Max Resolution:851×1251 PX

Title:Adoration of the Shepherds

Artists:Caravaggio

Date:1609

Style:Baroque

Genre:religious painting

Medium:oil,canvas

Dimensions:314×211 cm

Copyright:Public domain

The Adoration of the Shepherds is an oil on canvas painting by the Italian artist Michelangelo Merisi, commonly known as Caravaggio. The Adoration of the Shepherds measures 83.07 x 123.62 in. It was commissioned for the Capuchin Franciscans and was painted in Messina for the Church of Santa Maria degli Angeli in 1609 just one year prior to the death of Caravaggio.

Michelangelo Merisi, commonly known as Caravaggio, was born in Milan in the northern region of Lombardy, Italy in 1571. He had to flee from his hometown after wounding a police officer in a tavern brawl. As with most other aspiring artists, he went to Rome to study classical techniques. Throughout his young adult life, Caravaggio was known amongst Italian citizens to be quite unruly and rebellious. He was often arrested on charges for violent behavior.

Cardinal Francesco del Monte took a struggling Caravaggio into his home, and introduced him to his circle—thereby securing Caravaggio with his first public commissions. These commissions were not religious, but entirely secular paintings ranging from flowers and fruit to paintings of a young classical Greek god. It was during this time that he would become world-renowned for the physical particularity and brutal realism of his paintings. In 1599, Caravaggio reached a turning point in his artistic career.

Presumably under Cardinal Francesco de Monte, Caravaggio was commissioned to decorate a wall dedicated to Saint Matthew in the Contarelli Chapel in the church of San Luigi dei Francesi. This was Caravaggio’s first religious work for the Catholic Church. He began to be seen as an artistic visionary for the Church with his use of anachronistic technique to draw people back to the Catholic Church during the Counter Reformation.
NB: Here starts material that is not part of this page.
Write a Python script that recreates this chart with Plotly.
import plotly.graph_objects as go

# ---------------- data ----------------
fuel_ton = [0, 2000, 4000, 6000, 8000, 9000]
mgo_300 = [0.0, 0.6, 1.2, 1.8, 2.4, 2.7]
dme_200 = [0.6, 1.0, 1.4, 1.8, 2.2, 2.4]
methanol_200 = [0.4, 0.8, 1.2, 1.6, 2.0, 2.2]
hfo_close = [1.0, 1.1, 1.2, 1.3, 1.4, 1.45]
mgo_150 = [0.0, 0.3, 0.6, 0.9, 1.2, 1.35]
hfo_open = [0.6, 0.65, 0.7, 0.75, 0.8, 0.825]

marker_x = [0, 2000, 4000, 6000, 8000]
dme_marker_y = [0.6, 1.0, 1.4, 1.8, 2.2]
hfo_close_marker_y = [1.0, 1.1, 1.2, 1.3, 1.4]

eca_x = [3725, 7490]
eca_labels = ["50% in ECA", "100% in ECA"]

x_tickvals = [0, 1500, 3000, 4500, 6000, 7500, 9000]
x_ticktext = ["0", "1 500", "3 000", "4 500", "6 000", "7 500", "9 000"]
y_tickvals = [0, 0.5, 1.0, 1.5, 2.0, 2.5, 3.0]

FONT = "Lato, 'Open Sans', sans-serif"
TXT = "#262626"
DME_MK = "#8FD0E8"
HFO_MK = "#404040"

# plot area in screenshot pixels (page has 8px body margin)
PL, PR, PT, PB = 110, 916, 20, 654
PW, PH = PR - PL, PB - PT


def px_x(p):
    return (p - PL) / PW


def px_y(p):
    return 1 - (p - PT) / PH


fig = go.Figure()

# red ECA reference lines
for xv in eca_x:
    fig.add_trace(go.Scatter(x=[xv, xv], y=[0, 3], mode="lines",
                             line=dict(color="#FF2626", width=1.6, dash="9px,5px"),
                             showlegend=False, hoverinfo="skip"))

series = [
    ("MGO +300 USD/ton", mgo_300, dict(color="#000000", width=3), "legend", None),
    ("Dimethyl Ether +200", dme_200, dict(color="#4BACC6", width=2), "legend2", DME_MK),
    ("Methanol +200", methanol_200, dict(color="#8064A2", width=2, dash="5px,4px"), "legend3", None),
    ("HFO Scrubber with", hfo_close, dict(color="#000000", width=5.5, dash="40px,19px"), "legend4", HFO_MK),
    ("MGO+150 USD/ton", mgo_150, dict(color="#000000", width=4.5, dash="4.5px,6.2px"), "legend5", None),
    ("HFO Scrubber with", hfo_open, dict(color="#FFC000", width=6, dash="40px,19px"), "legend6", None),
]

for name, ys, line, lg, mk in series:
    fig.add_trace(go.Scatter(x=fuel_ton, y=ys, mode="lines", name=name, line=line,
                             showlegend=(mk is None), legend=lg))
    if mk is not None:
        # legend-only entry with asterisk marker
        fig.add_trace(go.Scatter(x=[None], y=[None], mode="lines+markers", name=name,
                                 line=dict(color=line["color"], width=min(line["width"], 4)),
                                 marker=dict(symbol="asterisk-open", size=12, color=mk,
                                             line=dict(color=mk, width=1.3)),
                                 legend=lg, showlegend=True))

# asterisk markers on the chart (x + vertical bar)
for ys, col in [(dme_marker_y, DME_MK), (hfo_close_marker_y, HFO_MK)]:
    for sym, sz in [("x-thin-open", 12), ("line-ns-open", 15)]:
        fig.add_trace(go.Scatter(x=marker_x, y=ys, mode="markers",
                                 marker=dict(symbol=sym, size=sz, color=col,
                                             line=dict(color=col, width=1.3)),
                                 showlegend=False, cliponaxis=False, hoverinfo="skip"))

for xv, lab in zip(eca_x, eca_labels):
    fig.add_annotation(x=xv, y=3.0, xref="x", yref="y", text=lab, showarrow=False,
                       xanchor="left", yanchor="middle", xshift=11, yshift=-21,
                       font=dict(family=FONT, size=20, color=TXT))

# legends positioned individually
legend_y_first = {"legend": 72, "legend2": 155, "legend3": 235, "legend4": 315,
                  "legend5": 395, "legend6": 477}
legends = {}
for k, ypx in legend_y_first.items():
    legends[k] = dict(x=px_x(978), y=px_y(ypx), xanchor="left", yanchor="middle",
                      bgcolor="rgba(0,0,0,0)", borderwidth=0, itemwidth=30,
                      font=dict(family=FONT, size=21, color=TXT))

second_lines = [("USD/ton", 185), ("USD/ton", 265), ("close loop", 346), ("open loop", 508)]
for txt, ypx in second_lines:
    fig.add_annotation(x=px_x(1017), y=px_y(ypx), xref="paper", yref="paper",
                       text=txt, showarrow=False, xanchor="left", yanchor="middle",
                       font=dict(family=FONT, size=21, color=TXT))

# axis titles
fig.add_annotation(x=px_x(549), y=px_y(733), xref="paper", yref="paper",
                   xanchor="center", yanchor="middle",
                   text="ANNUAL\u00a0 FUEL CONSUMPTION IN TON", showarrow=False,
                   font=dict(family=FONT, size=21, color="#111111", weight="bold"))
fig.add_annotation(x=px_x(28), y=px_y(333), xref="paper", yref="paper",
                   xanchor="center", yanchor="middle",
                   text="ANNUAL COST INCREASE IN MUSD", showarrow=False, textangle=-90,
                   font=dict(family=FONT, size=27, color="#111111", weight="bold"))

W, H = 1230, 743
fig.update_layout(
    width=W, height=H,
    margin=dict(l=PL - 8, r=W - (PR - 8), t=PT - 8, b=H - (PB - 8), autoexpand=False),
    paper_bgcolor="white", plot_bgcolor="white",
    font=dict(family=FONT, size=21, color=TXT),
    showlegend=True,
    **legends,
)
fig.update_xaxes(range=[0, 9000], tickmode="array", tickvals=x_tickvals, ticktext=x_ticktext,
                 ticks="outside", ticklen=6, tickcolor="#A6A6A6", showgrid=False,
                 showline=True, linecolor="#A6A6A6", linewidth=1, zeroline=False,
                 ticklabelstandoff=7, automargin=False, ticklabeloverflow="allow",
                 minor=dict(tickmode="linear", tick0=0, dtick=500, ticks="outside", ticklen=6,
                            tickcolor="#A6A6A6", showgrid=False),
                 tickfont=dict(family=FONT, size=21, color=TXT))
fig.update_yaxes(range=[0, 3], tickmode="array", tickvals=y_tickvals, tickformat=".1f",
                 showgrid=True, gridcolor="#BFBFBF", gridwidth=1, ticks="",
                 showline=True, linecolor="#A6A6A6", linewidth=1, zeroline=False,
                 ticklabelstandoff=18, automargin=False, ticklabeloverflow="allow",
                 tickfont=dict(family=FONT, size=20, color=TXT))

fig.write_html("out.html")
With this good publicity, he began to pick up many more prestigious commissions. Caravaggio painted from life rather than drawings, which initially received criticism but later revolutionized the term “artistic realism”.

Caravaggio mysteriously died in 1610, a year after finishing The Adoration of the Shepherds.

By the time that Caravaggio painted The Adoration of the Shepherds in 1609, the subjects in his paintings had acquired a more spiritual expressiveness. His figures were isolated against vast, empty backgrounds. This was a contrast to the Renaissance technique of employing decorative backgrounds.

The Capuchins were among the few religious patrons and critics who were fond of Caravaggio’s brutal realism. Many were critical of Caravaggio’s approach to his religious paintings and called it “vulgar” to represent biblical figures as ordinary peasants. The focal point of the scene is Mary in the center. She is swathed in bright red. One of the three shepherds closest to her also has a little bit of what appears to be the same red robe draped along his arm. This might be symbolic of the gesture he is making to touch the Virgin as she is holding Christ. All three shepherds, as well as Joseph identified by a faint halo, look on with amazement and complete adoration at this infant child born in a barn.

Caravaggio’s Baroque work is starkly different and revolutionary from Renaissance predecessors. To start, these divine figures are represented as ordinary people of the times. They are barefoot with ordinary robes. There is no divinity in the barn, either. There is no holy light source to shine the entire scene and make it overly-apparent that a divine event is occurring. Instead, the background is extremely dark with only a small single light source. It seems as though the space was lit by a single candle, as it might have realistically been during the actual event. We know that in the biblical account, Mary and Joseph were extremely poor. Their halos are almost barely seen, in contrast to the ornate halos of the Renaissance. Other than the halos, the clasped hands of the shepherds is the only thing hinting of any religious importance in the painting. There was nothing overtly marvelous about the birth of Christ. Caravaggio renders this aspect perfectly.